___ Recorded information

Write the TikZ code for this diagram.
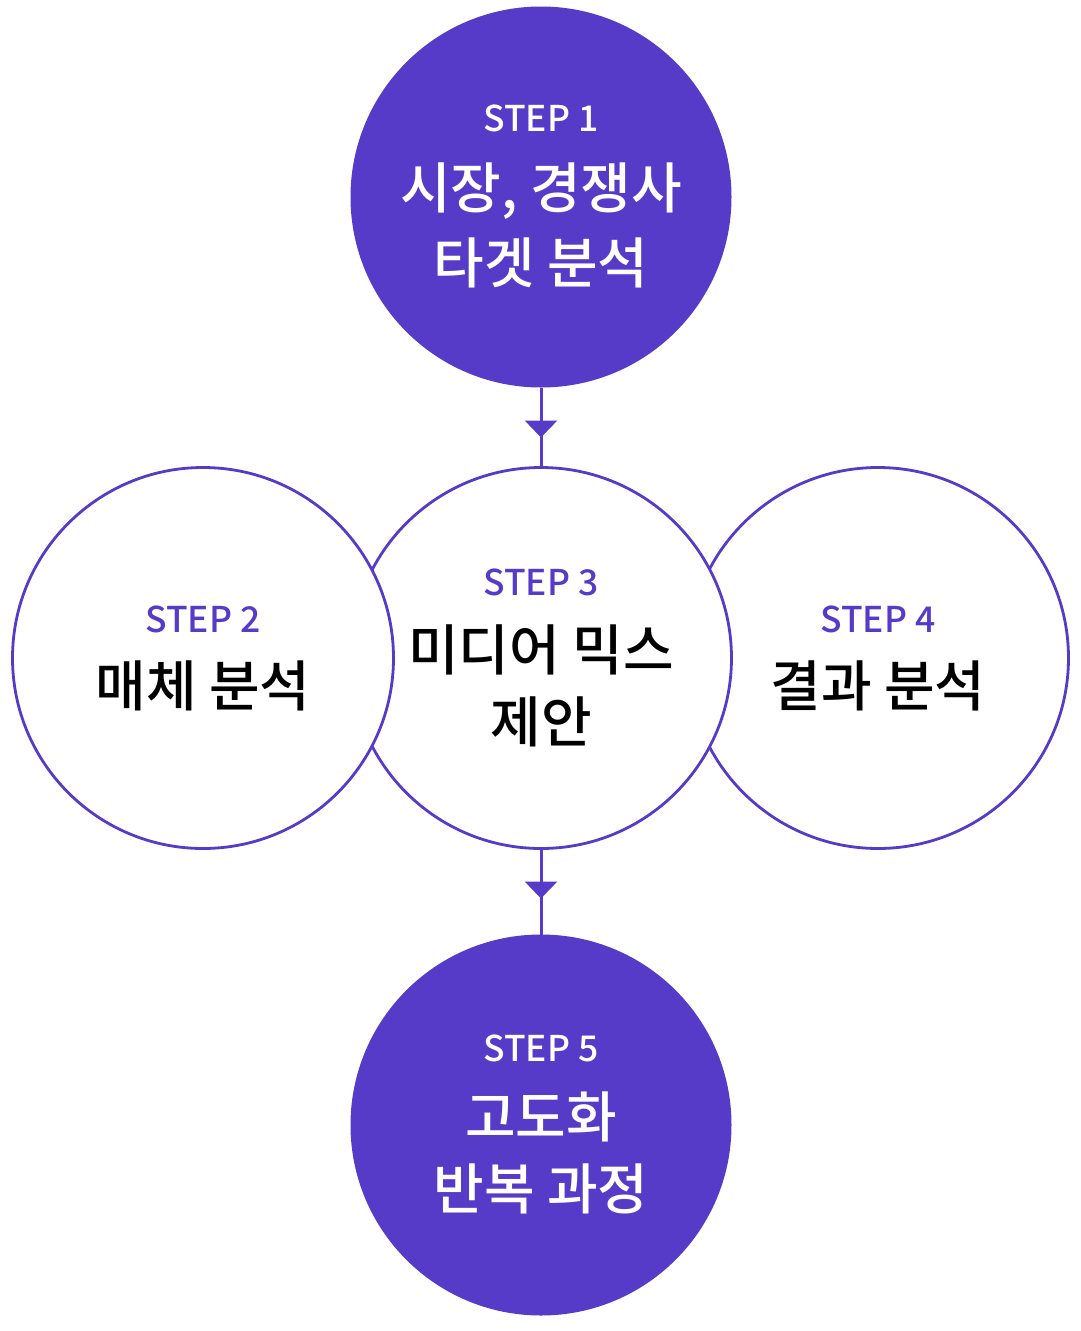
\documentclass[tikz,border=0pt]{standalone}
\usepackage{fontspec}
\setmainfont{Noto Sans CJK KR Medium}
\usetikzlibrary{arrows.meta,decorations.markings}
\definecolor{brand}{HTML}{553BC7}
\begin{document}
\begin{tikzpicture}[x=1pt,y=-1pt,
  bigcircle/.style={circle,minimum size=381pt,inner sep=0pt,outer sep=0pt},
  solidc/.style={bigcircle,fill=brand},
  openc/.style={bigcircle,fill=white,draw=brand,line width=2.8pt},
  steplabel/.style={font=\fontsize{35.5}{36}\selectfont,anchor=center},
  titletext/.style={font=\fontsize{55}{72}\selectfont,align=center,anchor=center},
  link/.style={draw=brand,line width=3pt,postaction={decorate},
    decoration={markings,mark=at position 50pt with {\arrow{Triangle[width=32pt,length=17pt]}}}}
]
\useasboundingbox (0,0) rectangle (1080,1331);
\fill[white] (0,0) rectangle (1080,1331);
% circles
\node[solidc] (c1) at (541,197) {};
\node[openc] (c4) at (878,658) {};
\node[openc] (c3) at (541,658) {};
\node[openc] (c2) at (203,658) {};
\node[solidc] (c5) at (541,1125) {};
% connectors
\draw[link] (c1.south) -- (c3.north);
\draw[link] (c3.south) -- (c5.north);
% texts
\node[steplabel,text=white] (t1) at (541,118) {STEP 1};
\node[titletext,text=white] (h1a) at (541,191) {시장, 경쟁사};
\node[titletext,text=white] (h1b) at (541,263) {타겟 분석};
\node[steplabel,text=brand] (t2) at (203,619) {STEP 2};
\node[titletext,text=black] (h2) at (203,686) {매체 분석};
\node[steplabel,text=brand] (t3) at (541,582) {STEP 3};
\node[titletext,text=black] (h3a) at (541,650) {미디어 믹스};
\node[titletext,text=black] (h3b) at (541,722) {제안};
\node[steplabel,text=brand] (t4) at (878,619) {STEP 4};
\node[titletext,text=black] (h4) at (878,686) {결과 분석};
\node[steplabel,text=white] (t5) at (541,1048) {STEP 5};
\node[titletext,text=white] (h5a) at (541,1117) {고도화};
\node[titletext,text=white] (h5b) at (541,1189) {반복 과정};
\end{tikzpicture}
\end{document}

______

* **Goal**:
Pictures in the data above should not be copied; transcribe everything else exactly.

* **Reply**:
Write the TikZ code for this diagram.
\documentclass[tikz,border=0pt]{standalone}
\usepackage{fontspec}
\setmainfont{Noto Sans CJK KR Medium}
\usetikzlibrary{arrows.meta,decorations.markings}
\definecolor{brand}{HTML}{553BC7}
\begin{document}
\begin{tikzpicture}[x=1pt,y=-1pt,
  bigcircle/.style={circle,minimum size=381pt,inner sep=0pt,outer sep=0pt},
  solidc/.style={bigcircle,fill=brand},
  openc/.style={bigcircle,fill=white,draw=brand,line width=2.8pt},
  steplabel/.style={font=\fontsize{35.5}{36}\selectfont,anchor=center},
  titletext/.style={font=\fontsize{55}{72}\selectfont,align=center,anchor=center},
  link/.style={draw=brand,line width=3pt,postaction={decorate},
    decoration={markings,mark=at position 50pt with {\arrow{Triangle[width=32pt,length=17pt]}}}}
]
\useasboundingbox (0,0) rectangle (1080,1331);
\fill[white] (0,0) rectangle (1080,1331);
% circles
\node[solidc] (c1) at (541,197) {};
\node[openc] (c4) at (878,658) {};
\node[openc] (c3) at (541,658) {};
\node[openc] (c2) at (203,658) {};
\node[solidc] (c5) at (541,1125) {};
% connectors
\draw[link] (c1.south) -- (c3.north);
\draw[link] (c3.south) -- (c5.north);
% texts
\node[steplabel,text=white] (t1) at (541,118) {STEP 1};
\node[titletext,text=white] (h1a) at (541,191) {시장, 경쟁사};
\node[titletext,text=white] (h1b) at (541,263) {타겟 분석};
\node[steplabel,text=brand] (t2) at (203,619) {STEP 2};
\node[titletext,text=black] (h2) at (203,686) {매체 분석};
\node[steplabel,text=brand] (t3) at (541,582) {STEP 3};
\node[titletext,text=black] (h3a) at (541,650) {미디어 믹스};
\node[titletext,text=black] (h3b) at (541,722) {제안};
\node[steplabel,text=brand] (t4) at (878,619) {STEP 4};
\node[titletext,text=black] (h4) at (878,686) {결과 분석};
\node[steplabel,text=white] (t5) at (541,1048) {STEP 5};
\node[titletext,text=white] (h5a) at (541,1117) {고도화};
\node[titletext,text=white] (h5b) at (541,1189) {반복 과정};
\end{tikzpicture}
\end{document}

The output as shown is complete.